Despite all paradoxes, India has surged ahead and is now a force to reckon with. India is in a phase where it is transitioning from “What happens in the world influences India” to “What happens in India influences the world”. There is no denying the fact that India will not only chart its own path, but influence the choices of other nations and the direction of the global market.

Indian Consumer Is Driving The Economy

This is largely attributable to the Indian Consumer who is thronging the malls like never before. Full page advertisements have replaced news in the daily papers. There are attractive discounts and gifts on offer. Big Fat Indian Weddings are passe, wedding halls are getting booked for Birthday celebrations. Tourism has picked up. Air travel is back to pre-pandemic levels. Rentals are picking up as the Corporates are doing the fine balancing act between work from home and work from office.

The Government is doing its bit. A 35% increase in budgeted Capex has resulted in an improved infrastructure. The impact of the is perceived by the common man. Travel time between cities by Road has reduced by more than 20% over the years. Remote villages are getting connected and electricity is technically available in all parts of India. India is now the world leader in digital payments, clocking more than USD 1 Billion worth transactions a day. Indians will soon be able to pay outside India through UPI.

Today, an economic crisis looms over the world. The geo-political situation might worsen, as Russia threatens to escalate the war and China talks of unification of Taiwan. Commodity prices are likely to shoot up. Inflation and by extension, interest rates will remain high. The Indian Rupee may slide further against the INR due to continued appreciation of the USD. This will cut into Corporate profits, trigger layoffs, reduce demand and pull down GDP. The macro scenario looks grim.

Yet, India has received more than 58 billion USD in FDI in FY22, a period during which we saw sustained FII outflow.  The RBI is dynamically managing the changes in interest rates and also ensuring a soft landing for the Indian Rupee.

Aspirational Young India Will Drive The Economy

Today’s India is more aspirational. We are no longer satisfied with what we have. There is a burning desire to achieve more. The youth today is willing to do what it takes, to get what it wants. Higher risks are being taken. Consumer confidence is at a high, business confidence and manufacturing PMI are holding ground. Companies have reported improved results, despite input cost pressures.

Earlier, Indian markets would be completely driven by FII movement. The first thing a trader would do is to check for movement of Nasdaq in the night. As time passed, the key indicator became SGX Nifty. All early trades would be driven by what happened elsewhere, and not necessarily within India. This is no longer the case. Thus, the long term India growth is not only intact, it is strengthening.

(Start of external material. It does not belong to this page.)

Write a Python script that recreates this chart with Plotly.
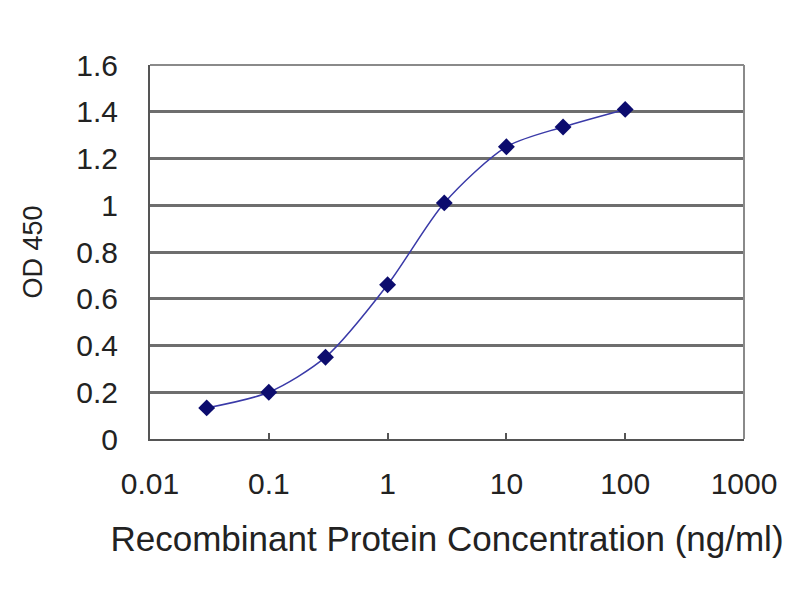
import plotly.graph_objects as go

# recombinant protein titration, OD 450 readings
conc = [0.03, 0.1, 0.3, 1, 3, 10, 30, 100]
od450 = [0.133, 0.20, 0.35, 0.66, 1.01, 1.25, 1.335, 1.41]

x_ticks = [0.01, 0.1, 1, 10, 100, 1000]
x_labels = ["0.01", "0.1", "1", "10", "100", "1000"]
y_ticks = [0, 0.2, 0.4, 0.6, 0.8, 1, 1.2, 1.4, 1.6]
y_labels = ["0", "0.2", "0.4", "0.6", "0.8", "1", "1.2", "1.4", "1.6"]

fig = go.Figure()
fig.add_trace(go.Scatter(
    x=conc, y=od450,
    mode="lines+markers",
    line=dict(color="#3a3aa8", width=1.5, shape="spline", smoothing=0.8),
    marker=dict(symbol="diamond", size=13, color="#0c0c6e"),
    showlegend=False,
))

# page body adds ~8px, so margins are trimmed to keep the plot box at 150..744 / 65..439
fig.update_layout(
    width=800, height=600,
    margin=dict(l=142, r=64, t=57, b=169),
    paper_bgcolor="white", plot_bgcolor="white",
    font=dict(family="Liberation Sans, Arial", color="#222222"),
)

fig.update_xaxes(
    type="log", range=[-2, 3],
    tickvals=x_ticks, ticktext=x_labels,
    tickfont=dict(size=30),
    ticks="inside", ticklen=6, tickcolor="#555555", tickwidth=2,
    showgrid=False, zeroline=False,
    showline=True, linecolor="#555555", linewidth=2, mirror=False,
    ticklabelstandoff=17,
    title=dict(text="Recombinant Protein Concentration (ng/ml)",
               font=dict(size=35), standoff=27),
)
fig.update_yaxes(
    range=[0, 1.6],
    tickvals=y_ticks, ticktext=y_labels,
    tickfont=dict(size=30),
    ticks="", showgrid=True, gridcolor="#6e6e6e", gridwidth=2.5,
    zeroline=False,
    showline=True, linecolor="#555555", linewidth=2, mirror=False,
    ticklabelstandoff=24,
    title=dict(text="OD 450", font=dict(size=27), standoff=26),
)

# light frame on the top and right edges of the plot area
fig.add_shape(type="line", xref="paper", yref="paper", x0=1, x1=1, y0=0, y1=1,
              line=dict(color="#8a8a8a", width=2))
fig.add_shape(type="line", xref="paper", yref="paper", x0=0, x1=1, y0=1, y1=1,
              line=dict(color="#8a8a8a", width=2))

fig.write_html("out.html")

The performance of Indian Stock markets has been much better compared to that of the US markets. Same goes with the India Nifty50 vs Emerging Market index, and also when compared to the World (ex US) indices. However, we must guard against using the Stock indices alone as a barometer of economic progress. We must remember that the single largest driver of markets is liquidity. Markets do not change once a quarter.

What does the Investment Advisor Say?

To conclude, markets change every second. If there is any factor that can be held accountable for a change in markets every second, it is liquidity. Given that liquidity is now at a premium, it is not being looked at favourably. This means, lot of bumps in the short run. The traders will have a field day – some will win and some will lose. We do not know who. In the case of Investors, we know that those who sit tight will win, and those who panic will lose!

The lesson and implication for the long term investor is to not lose patience amidst this turmoil. Enduring through the choppy waters would take the ship forward. The ‘India story’ may sound hackneyed a bit now, but then this is not wishful thinking nor wide-eyed optimism. We can ignore the smart cynics and the wry sarcasm who frown upon the ‘India story’, and look forward to a great Deepavali and brighter times ahead in the years to come.